Aim >>
Scan the data for "this" and copy the lines it appears in.

Code that draws figures >>
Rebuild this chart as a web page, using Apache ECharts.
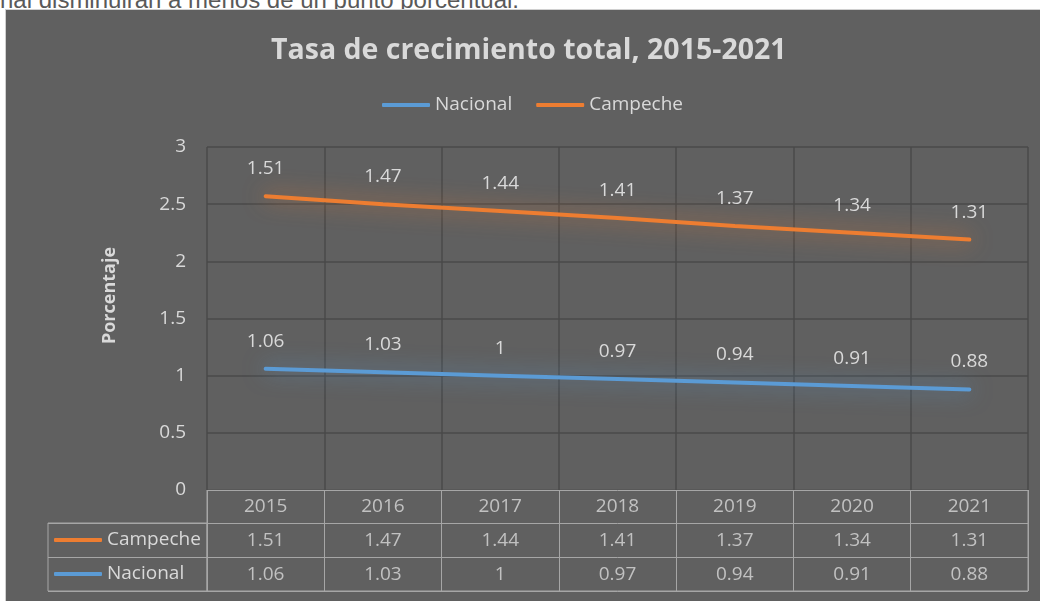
<!DOCTYPE html>
<html>
<head>
<meta charset="utf-8">
<script src="https://cdn.jsdelivr.net/npm/echarts@6/dist/echarts.min.js"></script>
<style>
  html, body { margin: 0; padding: 0; background: #fff; width: 1040px; height: 601px; overflow: hidden; position: relative; }
  #note { position: absolute; left: 0; top: -12px; line-height: 24px; font-family: 'Liberation Sans', Arial, sans-serif; font-size: 24px; color: #595959; white-space: nowrap; }
  #panel { position: absolute; left: 5px; top: 9px; width: 1040px; height: 600px; background: #606060; border: 1px solid #d0d0d0; }
  #chart { position: absolute; left: 0; top: 0; width: 1040px; height: 601px; }
</style>
</head>
<body>
<div id="note">nal disminuirán a menos de un punto porcentual.</div>
<div id="panel"></div>
<div id="chart"></div>
<script>
(function () {
  'use strict';

  var years = ['2015', '2016', '2017', '2018', '2019', '2020', '2021'];
  var nacional = [1.06, 1.03, 1, 0.97, 0.94, 0.91, 0.88];
  var campeche = [1.51, 1.47, 1.44, 1.41, 1.37, 1.34, 1.31];
  var tableRows = ['year', 'Campeche', 'Nacional'];

  var FONT = "'Open Sans', sans-serif";
  var TEXT = '#d9d9d9';
  var GRID_DARK = '#4a4a4a';
  var TABLE_LINE = '#a6a6a6';
  var SIZE = 19;

  function cellData() {
    var out = [];
    for (var i = 0; i < years.length; i += 1) {
      out.push([years[i], 'year', years[i]]);
      out.push([years[i], 'Campeche', String(campeche[i])]);
      out.push([years[i], 'Nacional', String(nacional[i])]);
    }
    return out;
  }

  function lineSeries(name, values, color, glow) {
    return {
      name: name,
      type: 'line',
      stack: 'total',
      data: values,
      xAxisIndex: 0,
      yAxisIndex: 0,
      symbol: 'circle',
      symbolSize: 0,
      showSymbol: true,
      itemStyle: { color: color },
      lineStyle: { width: 4, color: color, cap: 'round', shadowBlur: 22, shadowColor: glow },
      label: {
        show: true,
        position: 'top',
        distance: 18,
        color: TEXT,
        fontFamily: FONT,
        fontSize: SIZE,
        formatter: function (p) { return String(p.value); }
      },
      emphasis: { disabled: true },
      silent: true
    };
  }

  var chart = echarts.init(document.getElementById('chart'), null, { renderer: 'canvas' });

  chart.setOption({
    backgroundColor: 'transparent',
    animation: false,
    textStyle: { fontFamily: FONT },
    title: {
      text: 'Tasa de crecimiento total, 2015-2021',
      left: 271,
      top: 36,
      padding: 0,
      textStyle: { color: TEXT, fontFamily: FONT, fontWeight: 'bold', fontSize: 28.5 }
    },
    legend: [
      {
        data: ['Nacional', 'Campeche'],
        left: 382,
        top: 94,
        padding: 0,
        icon: 'roundRect',
        itemWidth: 48,
        itemHeight: 4,
        itemGap: 24,
        selectedMode: false,
        textStyle: { color: TEXT, fontFamily: FONT, fontSize: SIZE, lineHeight: 22 }
      },
      {
        data: ['Campeche', 'Nacional'],
        orient: 'vertical',
        left: 54,
        top: 529,
        padding: 0,
        icon: 'roundRect',
        itemWidth: 48,
        itemHeight: 4,
        itemGap: 12,
        selectedMode: false,
        textStyle: { color: TEXT, fontFamily: FONT, fontSize: SIZE, lineHeight: 22 }
      }
    ],
    grid: [
      { left: 207, right: 12, top: 147, bottom: 111 },
      { left: 207, right: 12, top: 490, bottom: 10, show: true, borderColor: TABLE_LINE, borderWidth: 1 },
      { left: 48, width: 159, top: 523, bottom: 10, show: true, borderColor: TABLE_LINE, borderWidth: 1 }
    ],
    xAxis: [
      {
        gridIndex: 0,
        type: 'category',
        data: years,
        boundaryGap: true,
        axisLine: { show: false },
        axisTick: { show: false },
        axisLabel: { show: false },
        splitLine: { show: true, lineStyle: { color: GRID_DARK, width: 1.5 } }
      },
      {
        gridIndex: 1,
        type: 'category',
        data: years,
        boundaryGap: true,
        axisLine: { show: false },
        axisTick: { show: false },
        axisLabel: { show: false },
        splitLine: { show: true, lineStyle: { color: TABLE_LINE, width: 1 } }
      },
      {
        gridIndex: 2,
        type: 'value',
        show: false
      }
    ],
    yAxis: [
      {
        gridIndex: 0,
        type: 'value',
        min: 0,
        max: 3,
        interval: 0.5,
        name: 'Porcentaje',
        nameLocation: 'middle',
        nameGap: 88,
        nameRotate: 90,
        nameTextStyle: { color: TEXT, fontFamily: FONT, fontSize: 18, fontWeight: 'bold', padding: [0, 0, 0, 46] },
        axisLine: { show: false },
        axisTick: { show: false },
        axisLabel: { color: TEXT, fontFamily: FONT, fontSize: SIZE, margin: 21 },
        splitLine: { show: true, lineStyle: { color: GRID_DARK, width: 1.5 } }
      },
      {
        gridIndex: 1,
        type: 'category',
        data: tableRows,
        inverse: true,
        boundaryGap: true,
        axisLine: { show: false },
        axisTick: { show: false },
        axisLabel: { show: false },
        splitLine: { show: true, lineStyle: { color: TABLE_LINE, width: 1 } }
      },
      {
        gridIndex: 2,
        type: 'category',
        data: ['Campeche', 'Nacional'],
        inverse: true,
        boundaryGap: true,
        axisLine: { show: false },
        axisTick: { show: false },
        axisLabel: { show: false },
        splitLine: { show: true, lineStyle: { color: TABLE_LINE, width: 1 } }
      }
    ],
    series: [
      lineSeries('Nacional', nacional, '#5b9bd5', 'rgba(91,155,213,0.8)'),
      lineSeries('Campeche', campeche, '#ed7d31', 'rgba(237,125,49,0.8)'),
      {
        name: 'tabla',
        type: 'scatter',
        xAxisIndex: 1,
        yAxisIndex: 1,
        data: cellData(),
        symbolSize: 0,
        silent: true,
        label: {
          show: true,
          position: 'inside',
          color: TEXT,
          fontFamily: FONT,
          fontSize: SIZE,
          formatter: function (p) { return p.value[2]; }
        }
      }
    ]
  });

  window.addEventListener('resize', function () {
    chart.resize();
  });
})();
</script>
</body>
</html>
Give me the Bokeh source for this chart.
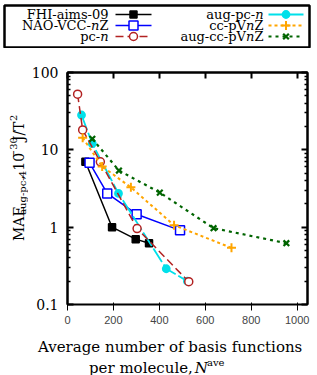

Correct result >>
Rebuild this chart as a web page, using Apache ECharts.
Give me the Bokeh source for this chart.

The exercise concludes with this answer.